Over 500 million Tweets are sent each day, representing roughly 347,000 chances each minute to reach the masses or to exclude large groups of people through inaccessible or difficult-to-understand content. Here are some tips to help create more accessible Twitter content.
Make your hashtags more accessible
Hashtags are designed to help people more easily share and find relevant content based on a particular topic. In order to ensure more people can easily interpret your hashtags, capitalize the first letter of each word. Sometimes called camel case or camel backing, this improves the ability for people and assistive technology to understand where one word ends and another begins. Applying this as a best practice will immediately make your Tweets friendlier for screen readers, for people with dyslexia or cognitive disabilities, and likely for most people.
To learn more, read Make Your Hashtags Accessible.
Add alt text to images
Adding a descriptive text alternative (or alt text) to non-text content like images is critical to creating accessible digital content.
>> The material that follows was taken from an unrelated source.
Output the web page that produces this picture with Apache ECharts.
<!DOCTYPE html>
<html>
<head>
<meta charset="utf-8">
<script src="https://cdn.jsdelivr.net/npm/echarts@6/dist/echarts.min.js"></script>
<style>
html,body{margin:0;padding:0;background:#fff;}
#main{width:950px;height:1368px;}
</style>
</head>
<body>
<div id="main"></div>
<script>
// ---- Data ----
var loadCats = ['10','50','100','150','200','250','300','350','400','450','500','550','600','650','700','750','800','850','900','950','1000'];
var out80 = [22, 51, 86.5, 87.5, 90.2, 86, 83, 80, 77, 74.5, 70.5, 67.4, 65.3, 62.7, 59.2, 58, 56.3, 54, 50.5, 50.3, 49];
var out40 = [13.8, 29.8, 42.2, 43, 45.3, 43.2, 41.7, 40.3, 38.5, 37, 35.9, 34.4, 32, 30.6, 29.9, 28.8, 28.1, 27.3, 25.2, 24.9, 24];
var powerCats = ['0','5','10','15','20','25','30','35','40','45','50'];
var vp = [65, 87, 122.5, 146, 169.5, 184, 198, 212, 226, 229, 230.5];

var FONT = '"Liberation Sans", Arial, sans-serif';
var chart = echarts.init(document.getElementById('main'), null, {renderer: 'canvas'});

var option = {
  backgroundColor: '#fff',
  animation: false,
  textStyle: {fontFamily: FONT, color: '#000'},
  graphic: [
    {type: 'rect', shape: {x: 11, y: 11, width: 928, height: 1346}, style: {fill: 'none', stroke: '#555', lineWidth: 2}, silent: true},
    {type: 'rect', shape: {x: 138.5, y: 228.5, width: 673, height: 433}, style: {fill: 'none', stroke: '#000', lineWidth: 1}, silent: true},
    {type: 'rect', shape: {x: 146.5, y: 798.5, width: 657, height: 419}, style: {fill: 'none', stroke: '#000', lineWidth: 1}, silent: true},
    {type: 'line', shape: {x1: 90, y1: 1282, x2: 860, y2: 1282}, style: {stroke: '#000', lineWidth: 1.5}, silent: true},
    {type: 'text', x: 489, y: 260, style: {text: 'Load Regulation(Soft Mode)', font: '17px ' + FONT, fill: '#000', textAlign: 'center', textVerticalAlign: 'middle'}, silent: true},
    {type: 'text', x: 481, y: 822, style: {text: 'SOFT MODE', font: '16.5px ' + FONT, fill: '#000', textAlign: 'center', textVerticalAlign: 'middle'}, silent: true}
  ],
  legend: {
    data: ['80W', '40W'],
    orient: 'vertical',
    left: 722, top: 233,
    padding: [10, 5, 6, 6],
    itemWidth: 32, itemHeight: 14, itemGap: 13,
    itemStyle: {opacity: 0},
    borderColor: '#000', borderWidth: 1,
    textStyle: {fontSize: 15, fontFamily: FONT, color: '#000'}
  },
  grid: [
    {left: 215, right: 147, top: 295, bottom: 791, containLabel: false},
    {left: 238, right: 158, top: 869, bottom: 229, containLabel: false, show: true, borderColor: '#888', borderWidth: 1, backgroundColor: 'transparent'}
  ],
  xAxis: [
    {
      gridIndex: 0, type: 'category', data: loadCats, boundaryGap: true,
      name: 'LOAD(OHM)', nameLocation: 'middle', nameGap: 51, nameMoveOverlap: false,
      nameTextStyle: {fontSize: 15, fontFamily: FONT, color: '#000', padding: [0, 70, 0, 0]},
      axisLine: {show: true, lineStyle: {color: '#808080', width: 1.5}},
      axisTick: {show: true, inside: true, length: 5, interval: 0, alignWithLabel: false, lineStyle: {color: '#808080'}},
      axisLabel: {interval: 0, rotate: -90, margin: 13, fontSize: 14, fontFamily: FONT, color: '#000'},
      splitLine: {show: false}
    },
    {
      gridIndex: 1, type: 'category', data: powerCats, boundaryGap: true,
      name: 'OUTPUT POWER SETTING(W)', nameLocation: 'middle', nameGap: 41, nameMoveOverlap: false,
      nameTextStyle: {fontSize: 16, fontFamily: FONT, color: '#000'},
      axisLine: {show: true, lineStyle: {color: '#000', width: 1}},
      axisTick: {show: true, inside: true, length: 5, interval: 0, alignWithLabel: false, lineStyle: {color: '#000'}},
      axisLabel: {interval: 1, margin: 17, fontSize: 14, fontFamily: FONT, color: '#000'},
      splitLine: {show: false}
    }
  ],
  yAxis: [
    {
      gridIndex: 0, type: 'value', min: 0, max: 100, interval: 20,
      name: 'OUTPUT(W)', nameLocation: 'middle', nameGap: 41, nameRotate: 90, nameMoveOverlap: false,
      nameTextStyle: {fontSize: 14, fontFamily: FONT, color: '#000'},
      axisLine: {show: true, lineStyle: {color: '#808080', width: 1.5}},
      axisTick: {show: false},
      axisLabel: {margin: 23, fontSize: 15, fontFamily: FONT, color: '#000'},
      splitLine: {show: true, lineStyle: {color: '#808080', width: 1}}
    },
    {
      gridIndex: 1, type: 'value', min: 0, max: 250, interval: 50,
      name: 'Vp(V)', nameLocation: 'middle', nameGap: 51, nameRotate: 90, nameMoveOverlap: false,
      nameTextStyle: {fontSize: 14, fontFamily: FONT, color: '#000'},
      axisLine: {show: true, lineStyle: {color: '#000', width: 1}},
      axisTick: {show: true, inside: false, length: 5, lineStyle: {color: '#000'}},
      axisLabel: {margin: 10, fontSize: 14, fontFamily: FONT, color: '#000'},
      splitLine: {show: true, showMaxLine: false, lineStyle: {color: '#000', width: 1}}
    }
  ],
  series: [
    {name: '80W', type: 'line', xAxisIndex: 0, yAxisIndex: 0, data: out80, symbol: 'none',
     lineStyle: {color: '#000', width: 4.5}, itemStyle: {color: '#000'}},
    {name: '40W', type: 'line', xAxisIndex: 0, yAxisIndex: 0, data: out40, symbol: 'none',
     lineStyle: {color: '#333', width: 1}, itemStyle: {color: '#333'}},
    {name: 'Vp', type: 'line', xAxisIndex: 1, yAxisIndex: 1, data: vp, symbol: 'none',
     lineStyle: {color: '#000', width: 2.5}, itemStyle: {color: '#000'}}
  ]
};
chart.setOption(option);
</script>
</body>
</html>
Assistive technologies like screen readers need this in order to describe an image or its meaning to the people who use them. In 2016, Twitter revealed the ability to add alt text to images in Tweets. First, you have to enable to the feature, and then you will be able to add text descriptions (up to 420 characters) to images. The company provides step-by-step instructions, specific to device type and popular screen readers.
Creating great alt text is a bit of a science and an art, and it is usually subjective — people naturally describe images differently, just as people take different meanings and feelings away from images. Aim for accuracy and helpfulness.
If you're posting an image that's complex, includes a lot of information or text, or for whatever reason can't be summed up sufficiently in the image description, consider if you can supplement or add more context in the actual main text of the Tweet. If that still won't do it, consider if you can link out to a text alternative for people who need or want the entirety of the information shown.
Don't forget other accessibility best practices
Even on social media — or perhaps especially on social media, considering the potential of reaching so many people — be sure to apply other relevant accessibility guidelines. There is a lot you can do outside of the official features and limitations of a social platform. For example, if you post an image of text, be sure the text has sufficient color contrast. Also, unless there's a reason you need to use complex language, strive for simple and clear language and avoid or define acronyms.